Monica McWilliams, founder of the Northern Ireland Women’s Coalition and signatory of the 1998 Good Friday Agreement, guided the women through issues of building consensus to move forward with an overarching goal of strengthening the voices of Syrian women. Stressing the importance of coalition building and women’s roles in negotiations, McWilliams shared a remarkable story of forming the Northern Ireland Women’s Coalition in six short weeks, bringing together women from both sides of conflict to form a party that would be present during peace talks.
Led by these international experiences, conference discussion focused on identifying a shared vision for Syrian women that is encapsulated in the Charter for Syrian Women. As noted in the charter, “Building on the principle that the future Syria will be independent, determined by and accountable to the people of Syria,” participants identified priorities for Syrian women in conflict resolution, decision making and governance as well as the need for women’s inclusion in the transitional justice and reconciliation process.
In the charter, participants call for equal rights and representation for all Syrians, demanding equal participation of women at all international meetings, negotiations, constitution drafting and reconciliation committees and in elected governing bodies. The charter also covers topics including prevention of and prosecution for acts of violence against women, access to education and the overall need for women’s participation in ongoing conflict resolution while ensuring women’s future participation in the rebuilding of Syria.
U.S. government leaders also participated in the conference, underscoring their support of the Syrian women. Then-U.S. Ambassador-at-Large for Global Women’s Issues Melanne Verveer encouraged the women stating that unless women come together “change will not happen.”
Verveer urged the participants to work together to strengthen the collective voice of Syrian women, and emphasized that it was important to grasp the momentum remarking, “Though women were asleep for some time, they are awake and on the frontlines now, and no one is putting them back to sleep.”
Echoing Ambassador Verveer, Nazanin Ash, Deputy Assistant Secretary of State for Near Eastern Affairs, urged participants to form a lasting bond during the conference because their “common vision will be Syria’s reality.”
In her remarks, Carla Koppell, senior coordinator for Gender Equality and Women’s Empowerment at the United States Agency for International Development, advised, “If the most diverse group of women can find a common agenda, it will have enormous strength.”
To build on the success of the conference, WDN sponsored participants to attend a follow-on program organized by the Olof Palme International Center in Stockholm, Sweden. The Stockholm conference brought together Syrian women from inside and outside the country to garner further support for the charter and the network.

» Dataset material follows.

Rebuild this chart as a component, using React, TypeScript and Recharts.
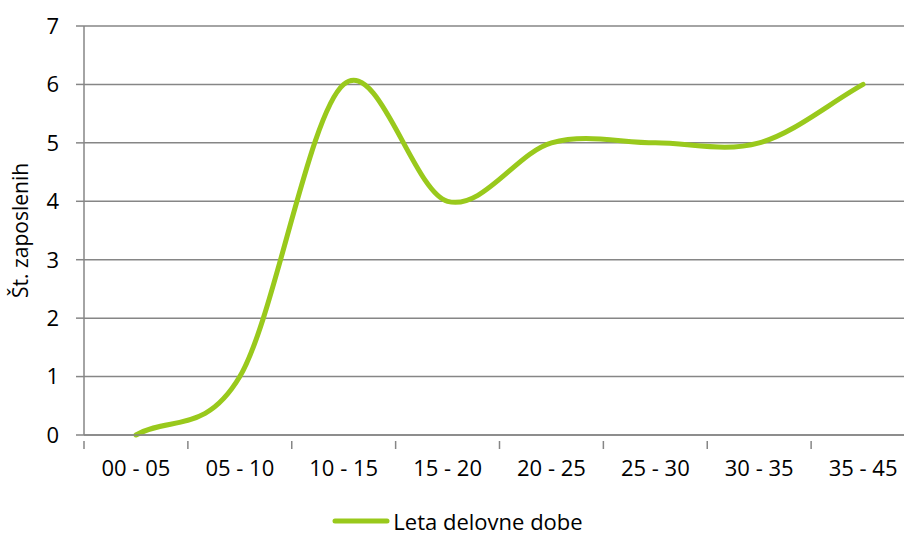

During the Stockholm conference, participants vowed to continue the momentum gained in Doha to expand the network and advance the network’s mission: To ensure the participation of women in decision making during the transitional period and in post-authoritarian Syria and the eradication of discrimination against women. Participants also created an organizational structure for the network including a Preparatory Committee that will facilitate next steps, and sub-committees including an administration and public relations committee; political participation committee; human rights committee; legal committee; media committee; family security committee; women’s empowerment committee and a membership committee.
As the two-year anniversary of the Syrian revolution approaches, WDN remains committed to support Syrian women to ensure their meaningful representation in the country’s transition. Under the Syrian Women’s Network, women now have a collective voice to rally around to ensure their presence and priorities are asserted at negotiation tables and on transitional committees during this pivotal time in their country’s history.